===== Given material =====

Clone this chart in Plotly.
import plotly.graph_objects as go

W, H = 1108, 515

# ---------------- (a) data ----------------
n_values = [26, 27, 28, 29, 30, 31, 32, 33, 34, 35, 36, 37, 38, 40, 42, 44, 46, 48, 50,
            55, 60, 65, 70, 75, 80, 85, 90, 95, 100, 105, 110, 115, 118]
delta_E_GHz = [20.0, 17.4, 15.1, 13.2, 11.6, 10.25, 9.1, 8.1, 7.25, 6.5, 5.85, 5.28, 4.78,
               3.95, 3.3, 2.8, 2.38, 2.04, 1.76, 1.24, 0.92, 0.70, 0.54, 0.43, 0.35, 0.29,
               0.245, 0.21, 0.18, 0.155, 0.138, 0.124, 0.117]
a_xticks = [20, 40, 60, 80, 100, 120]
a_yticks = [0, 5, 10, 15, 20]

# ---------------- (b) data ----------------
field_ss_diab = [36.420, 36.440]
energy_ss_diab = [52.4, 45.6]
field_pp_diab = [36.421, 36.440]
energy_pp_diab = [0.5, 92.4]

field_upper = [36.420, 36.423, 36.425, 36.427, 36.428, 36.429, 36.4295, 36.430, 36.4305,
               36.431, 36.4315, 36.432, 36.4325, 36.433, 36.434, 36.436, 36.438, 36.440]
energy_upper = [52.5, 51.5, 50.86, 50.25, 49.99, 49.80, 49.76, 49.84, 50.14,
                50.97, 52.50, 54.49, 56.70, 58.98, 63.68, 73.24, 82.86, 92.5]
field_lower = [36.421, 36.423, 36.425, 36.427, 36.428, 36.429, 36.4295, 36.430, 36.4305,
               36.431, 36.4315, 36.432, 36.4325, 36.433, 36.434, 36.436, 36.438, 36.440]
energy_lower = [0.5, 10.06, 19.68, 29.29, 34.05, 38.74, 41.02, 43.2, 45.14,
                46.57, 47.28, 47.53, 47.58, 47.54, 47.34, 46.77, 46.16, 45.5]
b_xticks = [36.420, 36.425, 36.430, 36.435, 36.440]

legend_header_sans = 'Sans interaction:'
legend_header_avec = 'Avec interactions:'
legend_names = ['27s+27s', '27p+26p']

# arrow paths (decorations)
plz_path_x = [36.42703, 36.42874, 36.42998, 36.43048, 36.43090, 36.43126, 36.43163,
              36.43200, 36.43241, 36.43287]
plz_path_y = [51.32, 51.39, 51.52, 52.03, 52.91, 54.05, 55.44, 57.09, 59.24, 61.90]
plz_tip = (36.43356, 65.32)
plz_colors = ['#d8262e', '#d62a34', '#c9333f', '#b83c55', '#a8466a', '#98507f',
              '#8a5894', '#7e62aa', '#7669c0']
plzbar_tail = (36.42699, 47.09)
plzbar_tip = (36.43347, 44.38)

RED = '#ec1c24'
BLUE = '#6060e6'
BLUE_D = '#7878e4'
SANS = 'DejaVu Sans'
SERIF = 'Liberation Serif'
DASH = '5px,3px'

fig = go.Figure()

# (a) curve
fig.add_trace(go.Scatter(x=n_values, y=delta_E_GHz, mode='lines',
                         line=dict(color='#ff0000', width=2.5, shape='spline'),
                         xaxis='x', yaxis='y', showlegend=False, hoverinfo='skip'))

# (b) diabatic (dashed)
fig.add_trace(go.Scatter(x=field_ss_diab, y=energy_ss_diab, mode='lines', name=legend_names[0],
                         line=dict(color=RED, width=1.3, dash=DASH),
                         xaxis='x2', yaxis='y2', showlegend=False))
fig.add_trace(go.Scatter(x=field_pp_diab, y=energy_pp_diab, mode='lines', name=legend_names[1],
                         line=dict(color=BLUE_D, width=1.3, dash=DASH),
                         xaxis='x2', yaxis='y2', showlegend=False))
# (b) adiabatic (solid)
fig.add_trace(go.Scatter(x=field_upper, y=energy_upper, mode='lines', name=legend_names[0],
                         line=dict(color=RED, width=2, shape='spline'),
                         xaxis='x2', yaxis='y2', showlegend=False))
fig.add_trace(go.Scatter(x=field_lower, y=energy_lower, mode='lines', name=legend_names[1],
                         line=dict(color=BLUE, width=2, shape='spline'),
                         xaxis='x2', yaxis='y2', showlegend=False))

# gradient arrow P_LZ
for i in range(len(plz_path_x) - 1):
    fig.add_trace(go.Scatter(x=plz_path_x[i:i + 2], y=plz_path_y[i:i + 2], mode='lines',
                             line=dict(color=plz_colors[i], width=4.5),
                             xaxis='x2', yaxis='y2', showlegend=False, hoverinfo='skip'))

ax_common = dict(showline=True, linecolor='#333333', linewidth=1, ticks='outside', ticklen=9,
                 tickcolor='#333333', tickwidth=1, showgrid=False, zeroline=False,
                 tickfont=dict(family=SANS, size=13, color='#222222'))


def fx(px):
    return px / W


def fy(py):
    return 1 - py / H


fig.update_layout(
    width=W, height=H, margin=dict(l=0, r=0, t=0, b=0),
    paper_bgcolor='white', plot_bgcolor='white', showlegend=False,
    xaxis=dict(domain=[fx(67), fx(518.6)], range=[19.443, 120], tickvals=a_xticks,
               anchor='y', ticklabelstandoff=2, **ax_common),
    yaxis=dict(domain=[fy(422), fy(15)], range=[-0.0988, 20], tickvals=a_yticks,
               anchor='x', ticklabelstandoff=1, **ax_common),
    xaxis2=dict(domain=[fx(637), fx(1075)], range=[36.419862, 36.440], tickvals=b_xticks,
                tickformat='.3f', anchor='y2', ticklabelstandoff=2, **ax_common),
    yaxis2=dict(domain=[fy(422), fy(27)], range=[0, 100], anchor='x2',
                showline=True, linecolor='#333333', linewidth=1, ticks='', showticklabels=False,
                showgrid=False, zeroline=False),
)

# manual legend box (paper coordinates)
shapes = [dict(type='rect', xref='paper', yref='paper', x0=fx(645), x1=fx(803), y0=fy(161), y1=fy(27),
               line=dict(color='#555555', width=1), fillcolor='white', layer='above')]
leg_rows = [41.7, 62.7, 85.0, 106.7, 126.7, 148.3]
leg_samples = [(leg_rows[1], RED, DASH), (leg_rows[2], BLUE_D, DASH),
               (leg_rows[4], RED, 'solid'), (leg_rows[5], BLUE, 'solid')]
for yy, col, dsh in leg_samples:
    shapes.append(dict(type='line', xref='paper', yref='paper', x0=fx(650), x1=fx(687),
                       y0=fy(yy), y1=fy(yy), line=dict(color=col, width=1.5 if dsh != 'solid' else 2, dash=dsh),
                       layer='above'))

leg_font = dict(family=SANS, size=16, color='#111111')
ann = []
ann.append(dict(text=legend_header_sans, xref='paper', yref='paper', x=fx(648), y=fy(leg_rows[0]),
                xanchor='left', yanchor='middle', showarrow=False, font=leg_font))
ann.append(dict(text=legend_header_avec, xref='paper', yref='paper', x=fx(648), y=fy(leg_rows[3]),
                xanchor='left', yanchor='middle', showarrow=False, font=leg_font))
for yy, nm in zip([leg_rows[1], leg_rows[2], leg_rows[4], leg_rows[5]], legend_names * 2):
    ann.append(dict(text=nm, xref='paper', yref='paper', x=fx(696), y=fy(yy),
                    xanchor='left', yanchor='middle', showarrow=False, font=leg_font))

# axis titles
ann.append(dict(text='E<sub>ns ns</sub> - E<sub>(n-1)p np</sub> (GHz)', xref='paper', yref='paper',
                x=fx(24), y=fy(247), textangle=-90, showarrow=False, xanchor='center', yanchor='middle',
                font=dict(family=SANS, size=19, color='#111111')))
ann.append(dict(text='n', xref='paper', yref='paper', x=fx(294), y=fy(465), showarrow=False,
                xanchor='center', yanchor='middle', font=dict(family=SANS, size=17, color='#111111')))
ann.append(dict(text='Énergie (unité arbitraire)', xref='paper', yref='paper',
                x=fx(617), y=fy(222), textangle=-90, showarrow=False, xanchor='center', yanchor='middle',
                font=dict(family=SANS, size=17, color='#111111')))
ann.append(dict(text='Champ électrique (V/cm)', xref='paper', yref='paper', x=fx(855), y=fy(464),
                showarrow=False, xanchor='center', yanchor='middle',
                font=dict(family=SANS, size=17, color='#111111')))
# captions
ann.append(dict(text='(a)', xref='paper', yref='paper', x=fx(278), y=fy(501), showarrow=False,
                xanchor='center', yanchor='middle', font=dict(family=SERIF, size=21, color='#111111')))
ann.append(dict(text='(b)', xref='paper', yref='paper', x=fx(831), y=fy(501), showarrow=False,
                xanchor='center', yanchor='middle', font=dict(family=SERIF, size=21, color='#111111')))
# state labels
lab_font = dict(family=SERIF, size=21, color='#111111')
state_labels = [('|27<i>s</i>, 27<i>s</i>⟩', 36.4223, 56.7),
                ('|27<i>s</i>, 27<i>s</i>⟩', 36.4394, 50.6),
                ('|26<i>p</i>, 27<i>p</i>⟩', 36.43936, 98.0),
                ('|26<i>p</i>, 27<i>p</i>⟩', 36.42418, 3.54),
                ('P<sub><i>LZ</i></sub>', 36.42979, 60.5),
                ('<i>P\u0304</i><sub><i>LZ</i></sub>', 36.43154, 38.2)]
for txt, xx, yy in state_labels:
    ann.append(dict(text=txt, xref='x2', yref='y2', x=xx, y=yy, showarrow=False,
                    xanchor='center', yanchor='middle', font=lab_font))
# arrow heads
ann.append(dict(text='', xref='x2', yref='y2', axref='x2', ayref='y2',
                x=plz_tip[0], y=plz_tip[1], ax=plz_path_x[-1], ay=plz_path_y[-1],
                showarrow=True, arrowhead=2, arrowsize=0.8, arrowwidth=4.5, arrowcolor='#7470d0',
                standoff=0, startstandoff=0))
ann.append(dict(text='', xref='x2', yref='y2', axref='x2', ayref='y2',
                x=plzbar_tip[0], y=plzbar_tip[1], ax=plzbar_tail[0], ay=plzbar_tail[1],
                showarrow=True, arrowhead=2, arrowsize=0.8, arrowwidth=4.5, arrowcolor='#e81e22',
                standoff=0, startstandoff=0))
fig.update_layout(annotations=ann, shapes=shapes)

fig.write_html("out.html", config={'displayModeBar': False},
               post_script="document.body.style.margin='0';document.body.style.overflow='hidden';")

=====

Please write out exactly the lines from the start of the data through the line that contains "b_xticks = [36.420, 36.425, 36.430, 36.435, 36.440]", both ends included, and nothing else.

Clone this chart in Plotly.
import plotly.graph_objects as go

W, H = 1108, 515

# ---------------- (a) data ----------------
n_values = [26, 27, 28, 29, 30, 31, 32, 33, 34, 35, 36, 37, 38, 40, 42, 44, 46, 48, 50,
            55, 60, 65, 70, 75, 80, 85, 90, 95, 100, 105, 110, 115, 118]
delta_E_GHz = [20.0, 17.4, 15.1, 13.2, 11.6, 10.25, 9.1, 8.1, 7.25, 6.5, 5.85, 5.28, 4.78,
               3.95, 3.3, 2.8, 2.38, 2.04, 1.76, 1.24, 0.92, 0.70, 0.54, 0.43, 0.35, 0.29,
               0.245, 0.21, 0.18, 0.155, 0.138, 0.124, 0.117]
a_xticks = [20, 40, 60, 80, 100, 120]
a_yticks = [0, 5, 10, 15, 20]

# ---------------- (b) data ----------------
field_ss_diab = [36.420, 36.440]
energy_ss_diab = [52.4, 45.6]
field_pp_diab = [36.421, 36.440]
energy_pp_diab = [0.5, 92.4]

field_upper = [36.420, 36.423, 36.425, 36.427, 36.428, 36.429, 36.4295, 36.430, 36.4305,
               36.431, 36.4315, 36.432, 36.4325, 36.433, 36.434, 36.436, 36.438, 36.440]
energy_upper = [52.5, 51.5, 50.86, 50.25, 49.99, 49.80, 49.76, 49.84, 50.14,
                50.97, 52.50, 54.49, 56.70, 58.98, 63.68, 73.24, 82.86, 92.5]
field_lower = [36.421, 36.423, 36.425, 36.427, 36.428, 36.429, 36.4295, 36.430, 36.4305,
               36.431, 36.4315, 36.432, 36.4325, 36.433, 36.434, 36.436, 36.438, 36.440]
energy_lower = [0.5, 10.06, 19.68, 29.29, 34.05, 38.74, 41.02, 43.2, 45.14,
                46.57, 47.28, 47.53, 47.58, 47.54, 47.34, 46.77, 46.16, 45.5]
b_xticks = [36.420, 36.425, 36.430, 36.435, 36.440]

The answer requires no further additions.